Secara kebijakan, pemerintah tidak memiliki keberpihakan terhadap arah pertahanan kota dari bencana alam dan cuaca, seperti intensitas hujan yang tinggi.
Menurut dia, jika Samarinda ingin selamat dari banjir, perlu ada moratorium izin tambang. Selama moratorium itu perlu ditetapkan 60 persen wilayah Samarinda sebagai kawasan lindung untuk memenuhi daya dukung lingkungan. ”Cabut seluruh izin tambang yang bermasalah dan pulihkan ekosistem yang tersisa,” kata Rupang.
Sinergitas
Kebijakan yang tidak saling mendukung dari pemerintah kota, provinsi, dan pusat juga membuat banjir di Samarinda tidak tertangani dengan baik. Dibutuhkan komunikasi dan koordinasi yang baik agar penataan kawasan di Samarinda tertata.
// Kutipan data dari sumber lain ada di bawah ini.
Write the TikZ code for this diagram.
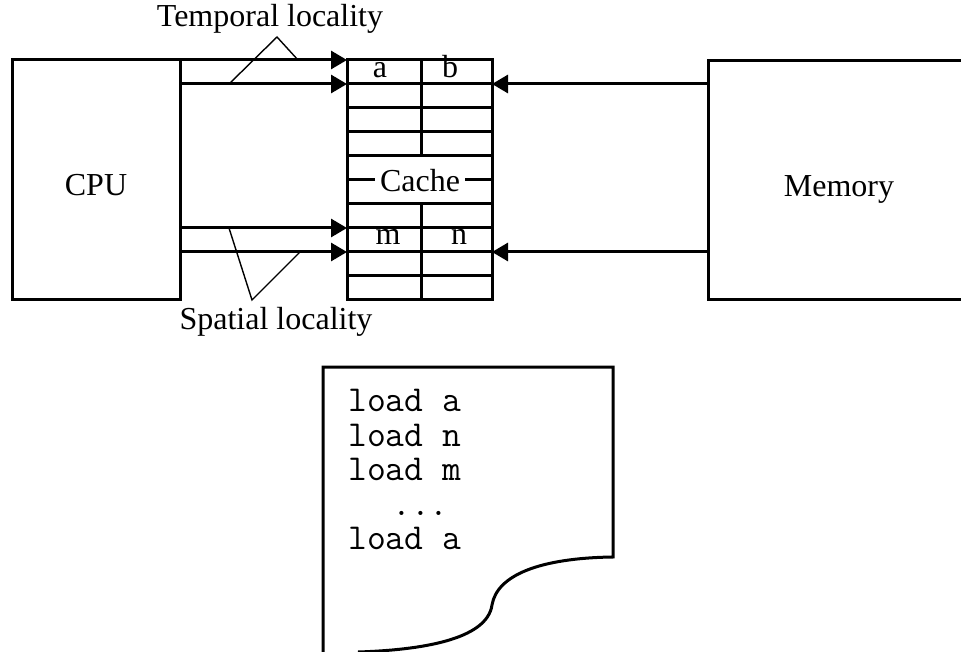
\documentclass[tikz,border=0pt]{standalone}
\usepackage{fontspec}
\setmainfont{Liberation Serif}
\usetikzlibrary{arrows.meta}
\begin{document}
\begin{tikzpicture}[x=1pt,y=-1pt,
  thick line/.style={line width=3pt},
  thin line/.style={line width=1.4pt},
  flow/.style={thick line,-{Triangle[length=16pt,width=18pt]}},
  lab/.style={font=\fontsize{32}{32}\selectfont,inner sep=0pt,anchor=base},
  cell/.style={font=\fontsize{32}{32}\selectfont,inner sep=0pt,anchor=base},
  code/.style={font=\ttfamily\fontsize{36.5}{34.5}\selectfont,inner sep=0pt,align=left,anchor=north west}
]
\useasboundingbox (0,0) rectangle (961,652);
% CPU box
\node[thick line,draw,minimum width=168pt,minimum height=240pt,inner sep=0pt] (cpu) at (96,180) {};
\node[lab] (cputxt) at (96,196) {CPU};
% Cache box
\node[thick line,draw,minimum width=145pt,minimum height=240pt,inner sep=0pt] (cache) at (419.5,180) {};
\foreach \yy in {84,108,132,156,204,228,252,276}
  \draw[thick line] (347,\yy) -- (492,\yy);
\draw[thick line] (421,60) -- (421,156);
\draw[thick line] (421,204) -- (421,300);
\draw[thick line] (347,180) -- (375,180);
\draw[thick line] (465,180) -- (492,180);
\node[lab] (cachetxt) at (420,192) {Cache};
\node[cell] (ca) at (380,78) {a};
\node[cell] (cb) at (450,78) {b};
\node[cell] (cm) at (388,245) {m};
\node[cell] (cn) at (459,245) {n};
% Memory box (open to the right)
\draw[thick line] (961,61) -- (708,61) -- (708,300) -- (961,300);
\node[lab] (memtxt) at (839,197) {Memory};
% connector end points
\coordinate (c1) at (180,60);
\coordinate (c2) at (180,84);
\coordinate (c3) at (180,228);
\coordinate (c4) at (180,252);
\coordinate (k1) at (347,60);
\coordinate (k2) at (347,84);
\coordinate (k3) at (347,228);
\coordinate (k4) at (347,252);
\coordinate (r2) at (492,84);
\coordinate (r4) at (492,252);
\coordinate (m2) at (708,84);
\coordinate (m4) at (708,252);
\draw[flow] (c1) -- (k1);
\draw[flow] (c2) -- (k2);
\draw[flow] (c3) -- (k3);
\draw[flow] (c4) -- (k4);
\draw[flow] (m2) -- (r2);
\draw[flow] (m4) -- (r4);
% locality labels
\node[lab] (temporal) at (270,27) {Temporal locality};
\coordinate (tapex) at (277,37);
\draw[thin line] (298,60) -- (tapex) -- (229,84);
\node[lab] (spatial) at (276,329) {Spatial locality};
\coordinate (sapex) at (252,300);
\draw[thin line] (229,228) -- (sapex) -- (300,252);
% document
\draw[thick line] (323,653) -- (323,367) -- (613,367) -- (613,557)
  .. controls (540,558) and (497,575) .. (492,605)
  .. controls (487,640) and (420,650) .. (358,652);
\node[code] (prog) at (348,389) {load a\\load n\\load m\\\hspace*{44pt}...\\load a};
\end{tikzpicture}
\end{document}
Hal itu diakui Kepala Bidang Tata Lingkungan Dinas Lingkungan Hidup (DLH) Provinsi Kalimantan Timur Fahmi Hilmawan. Ia mengatakan, pada 2009 DLH Kaltim menolak dokumen eksploitasi tambang di kawasan Sungai Siring, Samarinda Utara, dengan mempertimbangkan dampak lingkungan. Namun, Pemerintah Kota Samarinda malah memberikan izin tambang di wilayah sekitarnya. Saat itu, pemerintah kota masih memiliki kewenangan memberikan izin.
Fahmi mengatakan, permasalahan lain yang membuat banjir di Samarinda tak terkendali adalah alih fungsi kawasan di sekitar Sungai Karang Mumus yang membelah Samarinda. Banyak perumahan dibangun di sekitar daerah limpasan Sungai Karang Mumus, salah satunya perumahan Bengkuring. Hal itu membuat ribuan warga di daerah itu terdampak banjir setiap tahun.
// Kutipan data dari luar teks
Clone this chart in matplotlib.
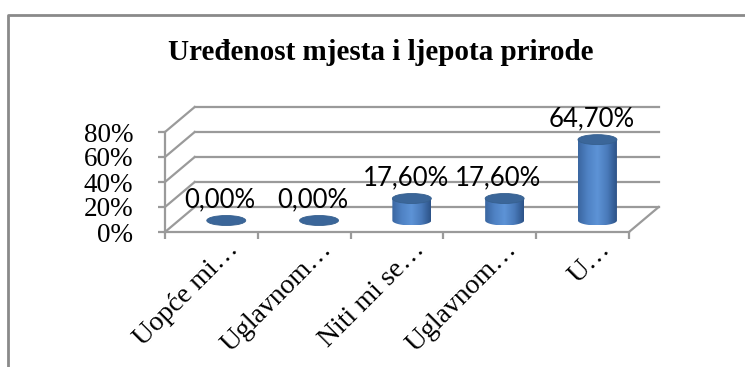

Ia mengatakan, penataan Sungai Karang Mumus sudah masuk dalam Rencana Perlindungan dan Pengelolaan Lingkungan Hidup Provinsi Kaltim untuk mengurangi dampak banjir di Samarinda. ”Memang belum banyak terealisasi dan baru rencana. Mudah-mudahan terlaksana dalam waktu 10 tahun ke depan. Untuk itu, dibutuhkan sinergisitas dari pemerintah pusat hingga daerah dan mitra kerja di luar pemerintah,” kata Fahmi.
Tenaga Ahli Kajian Lingkungan Hidup Strategis Revisi RTRW Samarinda Yohanes Budi mengatakan, Pemkot Samarinda sedang menyusun rencana tata ruang. Salah satu hal penting dalam tata ruang itu adalah memperbaiki daerah aliran Sungai Karang Mumus.
”Di kawasan hulu perlu konservasi tanah dan bangunan fisik untuk menahan air. Selain itu, semua perumahan perlu dibuat biopori atau penampung air hujan,” kata Yohanes.
Jangka pendek
Selagi pemerintah menyusun rencana-rencana penanganan banjir itu, Pemkot Samarinda juga dinilai perlu membuat pendekatan kepada masyarakat agar siap menghadapi banjir di masa mendatang. Perlu adanya sistem peringatan dini kepada masyarakat sebelum banjir datang agar kerugian masyarakat tidak terlalu besar.
Pengajar Prodi Teknik Sipil Institut Teknologi Kalimantan, Riyan B Sukmara, mengatakan, alternatif penanggulangan banjir jangka pendek yang perlu dilakukan adalah pendekatan nonstruktural dengan membuat sistem peringatan dini kepada warga. Dengan begitu, keluarga terdampak banjir bisa mengantisipasi kerugian yang dialami.
”Metode struktural, seperti pembenahan Sungai Karang Mumus, itu butuh waktu dan biaya besar. Sambil menunggu itu, sistem peringatan dini bisa dilakukan lebih dulu. Misalnya, membuat peringatan melalui SMS atau bunyi sirene 3 sampai 5 jam sebelum datangnya hujan. Masyarakat jadi punya waktu mengevakuasi diri dan harta benda sebelum banjir datang,” kata Riyan.